Tuesday, December 05, 2006

SÍNDROME DAS MARIAS

João Paulo Medeiros


Havia mais de cinco meses que mantinha rigorosamente o mesmo suplício: logo depois do clarear do dia suco de três laranjas, sem açúcar, acompanhado de um ou dois pães integrais melados de manteiga de igual procedência. À tarde, alface, brócolis e arroz branco misturado com migalhas de carne de frango resseca pela nocividade do microondas. Por fim, sopa de legumes e verduras magras bem aquecida para amenizar o frio da noite e da barriga.

Em tempos de Fome Zero e Bolsa Família era privilegiada.

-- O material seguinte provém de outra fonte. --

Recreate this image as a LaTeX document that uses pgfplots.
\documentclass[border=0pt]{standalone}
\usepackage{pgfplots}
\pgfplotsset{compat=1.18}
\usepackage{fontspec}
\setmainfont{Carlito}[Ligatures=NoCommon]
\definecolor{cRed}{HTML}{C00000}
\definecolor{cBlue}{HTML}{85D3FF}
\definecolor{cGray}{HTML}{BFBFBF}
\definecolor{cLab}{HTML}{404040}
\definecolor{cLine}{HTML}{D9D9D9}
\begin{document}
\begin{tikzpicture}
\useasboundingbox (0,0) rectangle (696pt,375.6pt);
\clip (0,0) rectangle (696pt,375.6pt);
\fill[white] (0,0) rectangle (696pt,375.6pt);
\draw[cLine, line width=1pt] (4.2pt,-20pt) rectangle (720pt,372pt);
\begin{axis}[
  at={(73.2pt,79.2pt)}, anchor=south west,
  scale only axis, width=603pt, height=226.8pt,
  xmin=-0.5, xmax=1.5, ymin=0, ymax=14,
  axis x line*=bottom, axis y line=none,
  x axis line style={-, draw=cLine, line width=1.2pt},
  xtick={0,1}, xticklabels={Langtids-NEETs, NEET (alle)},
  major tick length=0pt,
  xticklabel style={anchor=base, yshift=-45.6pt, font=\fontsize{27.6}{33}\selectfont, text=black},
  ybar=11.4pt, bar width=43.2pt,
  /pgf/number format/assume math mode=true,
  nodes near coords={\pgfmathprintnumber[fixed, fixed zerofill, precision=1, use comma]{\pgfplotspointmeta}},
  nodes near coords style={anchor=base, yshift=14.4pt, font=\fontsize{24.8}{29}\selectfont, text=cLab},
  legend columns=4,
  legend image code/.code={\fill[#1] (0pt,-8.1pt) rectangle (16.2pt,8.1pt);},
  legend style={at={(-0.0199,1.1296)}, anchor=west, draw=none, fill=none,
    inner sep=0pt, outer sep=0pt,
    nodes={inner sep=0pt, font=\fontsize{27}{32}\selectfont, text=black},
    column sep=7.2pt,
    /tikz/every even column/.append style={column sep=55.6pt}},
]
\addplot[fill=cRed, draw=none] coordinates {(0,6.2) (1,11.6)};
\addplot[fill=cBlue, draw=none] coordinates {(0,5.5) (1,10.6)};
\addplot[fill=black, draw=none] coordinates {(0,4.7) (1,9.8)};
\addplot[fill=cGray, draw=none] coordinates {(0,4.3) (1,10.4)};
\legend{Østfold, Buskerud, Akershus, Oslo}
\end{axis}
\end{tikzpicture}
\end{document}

Embora sentisse fome e de quando e vez escuridão na vista, comida e dinheiro não lhe faltavam. Na última visita que fizera ao médico, voltou para casa com os nervos à flor da pele quando este lhe disse que de nada adiantaria tanto esforço, porque provavelmente tratava-se de um problema genético – mais três quilos lhe foram acrescidos nas duas semanas anteriores.

“Mas como assim problema”, replicou enfurecida. Tudo o que fazia apenas não ajudaria a manter intacta sua estética de menina? Empurrava uma vida moldada por ilusões, hábitos e cláusulas por querer próprio.

Ao abrir a janela de seu quarto, ignorava com maestria os docinhos e salgados apetitosos da Padaria Onófrio, bem em frente a sua casa. Toda às tardes e noites servia-se do quarto enquanto pais e seus dois irmãos deliciavam-se do cardápio e da cozinha espaçosa. Dedicava horas e horas frente ao espelho registrando cada detalhe e mudanças ocorridas em seu corpo; dava especial atenção às pernas e quadris desengonçados e cheios de ossos, também olhava para a barriga volumosa, e não queria perceber que seus 70 quilos seguiam o padrão da riqueza nacional: abundantes e mal distribuídos em míseros 1.65m de altura. Jamais dispensava uma única oportunidade de verificar a eficiência de qualquer balança farmacêutica que encontrasse. Certas vezes receava a crueldade de alguns balconistas indiscretos, mas não resistia.

Numa dessas ocasiões, escutou de um deles: - Se balança falasse, essa aí já estaria aos gritos! O sangue torrou-lhe os juízos naquele instante. Sorte a dele que nenhum vasilhame de xarope havia por perto. Passada a raiva momentânea, pouco importava o que pensassem ou dissessem a seu respeito. Pois todo Narciso ama e cuida com zelo de sua beleza incontroversa. E mais ela, uma Maria brasileira... Filha do botox e do corretivo, escrava do desejo de prosseguir arranhando o céu da perfeição; ainda que o mundo e os números denunciem o contrário.

Dia desses, candidatou-se à garota carnaval...

3 Comments:

At 4:27 AM, Blogger Márcio S. Sobrinho said...

valew, jp! boa crônica!
gostei da parte: "...seguiam o padrão da riqueza nacional: abundantes e mal distribuídos..." :) ótima sacada!

 
At 6:14 AM, Blogger Gilberto Silva said...

Boa João!!!

 
At 5:05 AM, Blogger Lenildo Ferreira said...

Muito bem, Cony. Sou teu fã... me dá um autógrafo?